▶ _Prompt_: State the number of lines, and only that number, in which the word "code" appears.

▶ _Input records_:
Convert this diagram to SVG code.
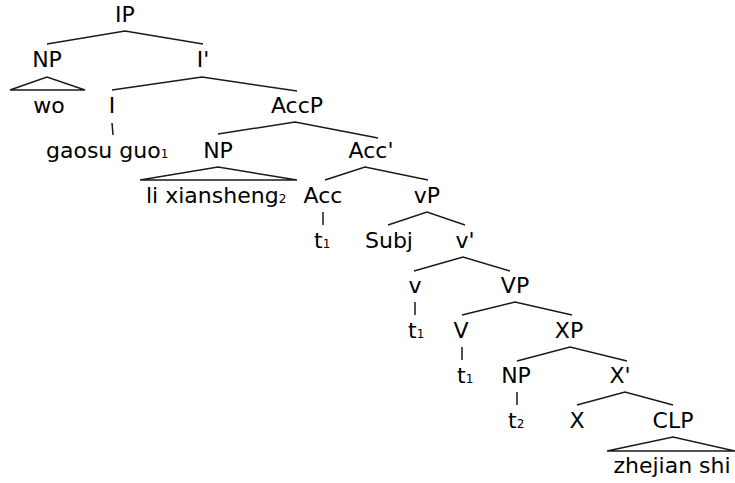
<svg xmlns="http://www.w3.org/2000/svg" width="735" height="483" viewBox="0 0 735 483">
<style>
text{font-family:"DejaVu Sans",Verdana,sans-serif;font-size:22px;fill:#000;text-anchor:middle}
text.s{text-anchor:start}
tspan.sub{font-size:12px}
.e line,.e polyline,.e polygon{stroke:#1a1a1a;stroke-width:1.5;fill:none}
</style>
<rect width="735" height="483" fill="#fff"/>
<g id="connectors" class="e">
<polyline points="47,44 125,31 203,44"/>
<polygon points="10,90 47,77 85,90"/>
<polyline points="112,90 202,77 297,91"/>
<line x1="112" y1="123" x2="113" y2="135"/>
<polyline points="218,134 295,122 378,138"/>
<polygon points="140,180 218,167 297,180"/>
<polyline points="325,180 365,167 428,180"/>
<line x1="323" y1="212" x2="323" y2="225"/>
<polyline points="388,225 427,212 465,225"/>
<polyline points="414,271 463,257 510,271"/>
<line x1="415" y1="302" x2="415" y2="315"/>
<polyline points="462,315 515,302 572,315"/>
<line x1="462" y1="347" x2="462" y2="360"/>
<polyline points="517,361 570,347 627,361"/>
<line x1="517" y1="392" x2="517" y2="405"/>
<polyline points="577,405 625,392 673,405"/>
<polygon points="607,451 673,437 735,451"/>
</g>
<g id="IP"><text x="125" y="22">IP</text></g>
<g id="NP1"><text x="47" y="67">NP</text></g>
<g id="Ibar"><text x="203" y="67">I'</text></g>
<g id="wo"><text x="49" y="113">wo</text></g>
<g id="I"><text x="112" y="113">I</text></g>
<g id="AccP"><text x="297" y="113">AccP</text></g>
<g id="gaosuguo"><text class="s" x="46" y="158">gaosu guo<tspan class="sub">1</tspan></text></g>
<g id="NP2"><text x="218" y="158">NP</text></g>
<g id="Accbar"><text x="371" y="158">Acc'</text></g>
<g id="lixiansheng"><text class="s" x="146" y="203">li xiansheng<tspan class="sub">2</tspan></text></g>
<g id="Acc"><text x="323" y="203">Acc</text></g>
<g id="vP"><text x="427" y="203">vP</text></g>
<g id="t1a"><text class="s" x="314" y="248">t<tspan class="sub">1</tspan></text></g>
<g id="Subj"><text x="389" y="248">Subj</text></g>
<g id="vbar"><text x="465" y="248">v'</text></g>
<g id="v"><text x="415" y="293">v</text></g>
<g id="VP"><text x="515" y="293">VP</text></g>
<g id="t1b"><text class="s" x="408" y="338">t<tspan class="sub">1</tspan></text></g>
<g id="V"><text x="461" y="338">V</text></g>
<g id="XP"><text x="569" y="338">XP</text></g>
<g id="t1c"><text class="s" x="457" y="383">t<tspan class="sub">1</tspan></text></g>
<g id="NP3"><text x="516" y="383">NP</text></g>
<g id="Xbar"><text x="620" y="383">X'</text></g>
<g id="t2"><text class="s" x="508" y="428">t<tspan class="sub">2</tspan></text></g>
<g id="X"><text x="577" y="428">X</text></g>
<g id="CLP"><text x="673" y="428">CLP</text></g>
<g id="zhejianshi"><text x="672" y="473">zhejian shi</text></g>
</svg>
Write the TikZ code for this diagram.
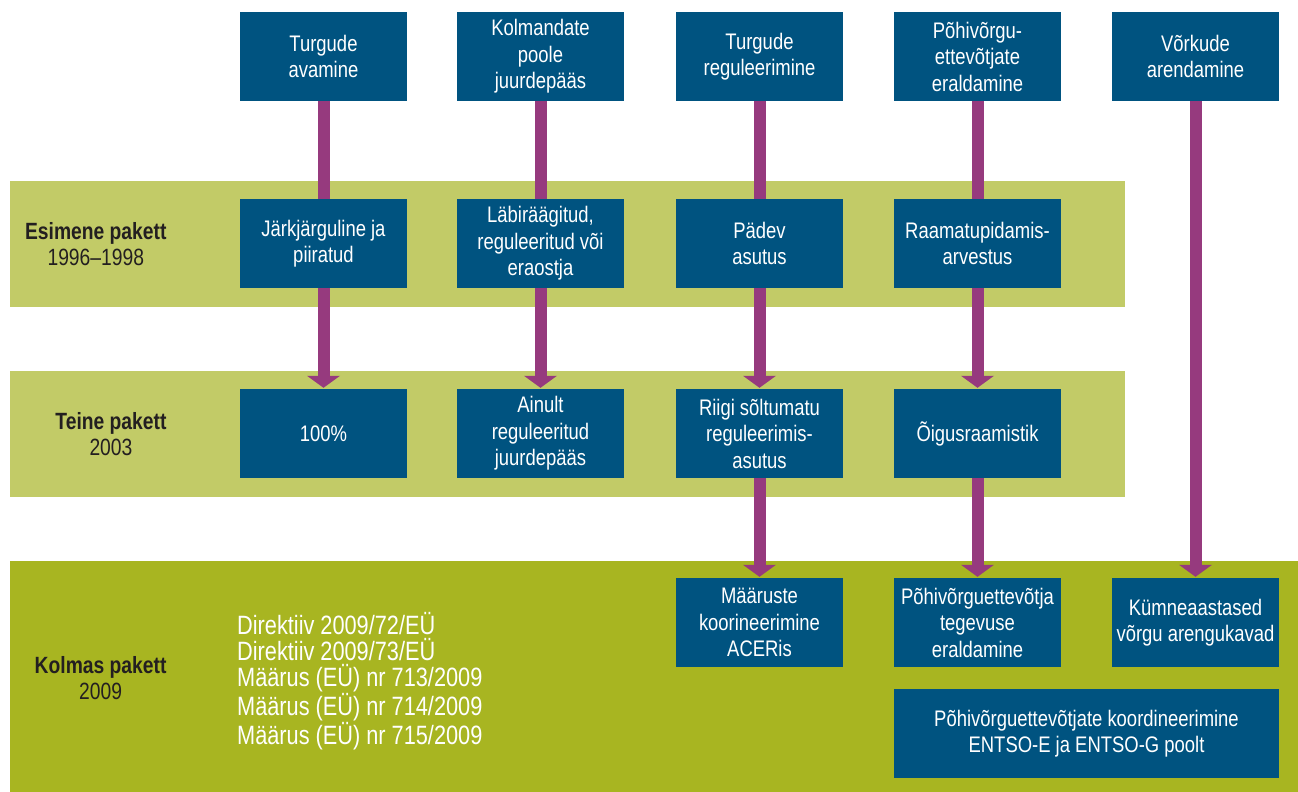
\documentclass[tikz,border=0pt]{standalone}
\usepackage{fontspec}
\setmainfont[FakeStretch=0.82]{Liberation Sans}
\usetikzlibrary{arrows.meta}
\definecolor{boxblue}{RGB}{0,83,128}
\definecolor{lightband}{RGB}{194,203,103}
\definecolor{darkband}{RGB}{168,181,33}
\definecolor{linkpurple}{RGB}{150,58,126}
\definecolor{labeltext}{RGB}{35,31,32}
\pgfdeclarelayer{bands}
\pgfdeclarelayer{links}
\pgfsetlayers{bands,links,main}
\begin{document}
\begin{tikzpicture}[x=1pt, y=-1pt,
    box/.style={fill=boxblue, text=white, minimum width=167pt, minimum height=89pt,
      inner sep=0pt, align=center, font=\fontsize{22.5}{26.5}\selectfont},
    pkg/.style={anchor=east, align=center, text=labeltext, font=\fontsize{23.5}{26}\selectfont},
    link/.style={draw=linkpurple, line width=12pt,
      -{Triangle[width=33pt, length=12pt, line width=0pt]}, shorten >=1pt}]
  \useasboundingbox (0,0) rectangle (1298,792);

  % top row
  \node[box] (t1) at (323.5,56.5) {Turgude\\avamine};
  \node[box] (t2) at (540.5,56.5) {Kolmandate\\poole\\juurdepääs};
  \node[box] (t3) at (759.5,56.5) {Turgude\\reguleerimine};
  \node[box] (t4) at (977.5,56.5) {Põhivõrgu-\\ettevõtjate\\eraldamine};
  \node[box] (t5) at (1195.5,56.5) {Võrkude\\arendamine};

  % esimene pakett
  \node[pkg] (esimene) at (170,244) {\textbf{Esimene pakett}\\1996–1998};
  \node[box] (e1) at (323.5,243.5) {Järkjärguline ja\\piiratud};
  \node[box] (e2) at (540.5,243.5) {Läbiräägitud,\\reguleeritud või\\eraostja};
  \node[box] (e3) at (759.5,243.5) {Pädev\\asutus};
  \node[box] (e4) at (977.5,243.5) {Raamatupidamis-\\arvestus};

  % teine pakett
  \node[pkg] (teine) at (170,434) {\textbf{Teine pakett}\\2003};
  \node[box] (s1) at (323.5,433.5) {100\%};
  \node[box] (s2) at (540.5,433.5) {Ainult\\reguleeritud\\juurdepääs};
  \node[box] (s3) at (759.5,433.5) {Riigi sõltumatu\\reguleerimis-\\asutus};
  \node[box] (s4) at (977.5,433.5) {Õigusraamistik};

  % kolmas pakett
  \node[pkg] (kolmas) at (170,678) {\textbf{Kolmas pakett}\\2009};
  \node[anchor=west, align=left, text=white, inner sep=0pt,
    font=\fontsize{26.5}{26.3}\selectfont] (oigusaktid) at (237,681)
    {Direktiiv 2009/72/EÜ\\Direktiiv 2009/73/EÜ\\Määrus (EÜ) nr 713/2009\\Määrus (EÜ) nr 714/2009\\Määrus (EÜ) nr 715/2009};
  \node[box] (k3) at (759.5,622.5) {Määruste\\koorineerimine\\ACERis};
  \node[box] (k4) at (977.5,622.5) {Põhivõrguettevõtja\\tegevuse\\eraldamine};
  \node[box] (k5) at (1195.5,622.5) {Kümneaastased\\võrgu arengukavad};
  \node[box, minimum width=385pt] (entso) at (1086.5,733.5)
    {Põhivõrguettevõtjate koordineerimine\\ENTSO-E ja ENTSO-G poolt};

  \begin{pgfonlayer}{links}
    \draw[link] (t1.south) -- (s1.north);
    \draw[link] (t2.south) -- (s2.north);
    \draw[link] (t3.south) -- (s3.north);
    \draw[link] (t4.south) -- (s4.north);
    \draw[link] (s3.south) -- (k3.north);
    \draw[link] (s4.south) -- (k4.north);
    \draw[link] (t5.south) -- (k5.north);
  \end{pgfonlayer}

  \begin{pgfonlayer}{bands}
    \fill[lightband] (10,181) rectangle (1125,307);
    \fill[lightband] (10,371) rectangle (1125,497);
    \fill[darkband] (10,561) rectangle (1298,792);
  \end{pgfonlayer}
\end{tikzpicture}
\end{document}
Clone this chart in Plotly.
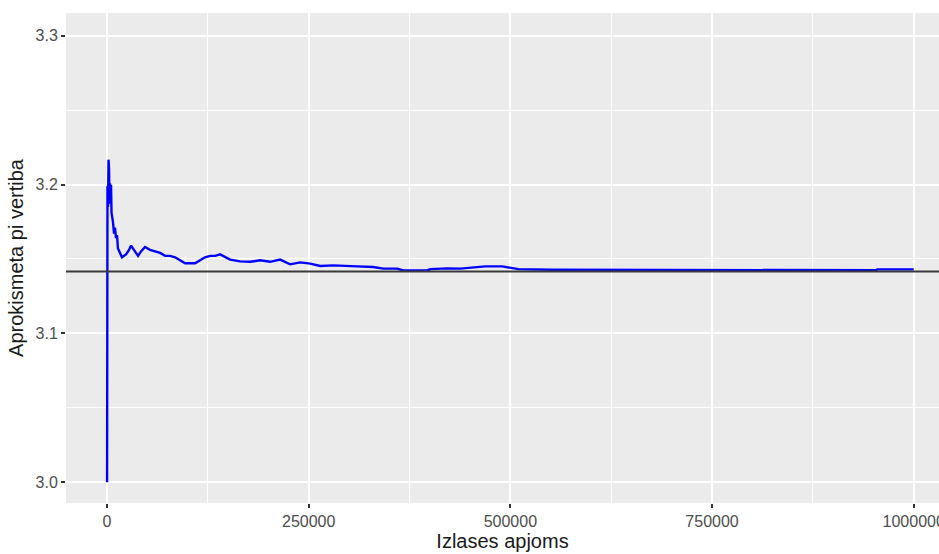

▶ _Exercise response_: 2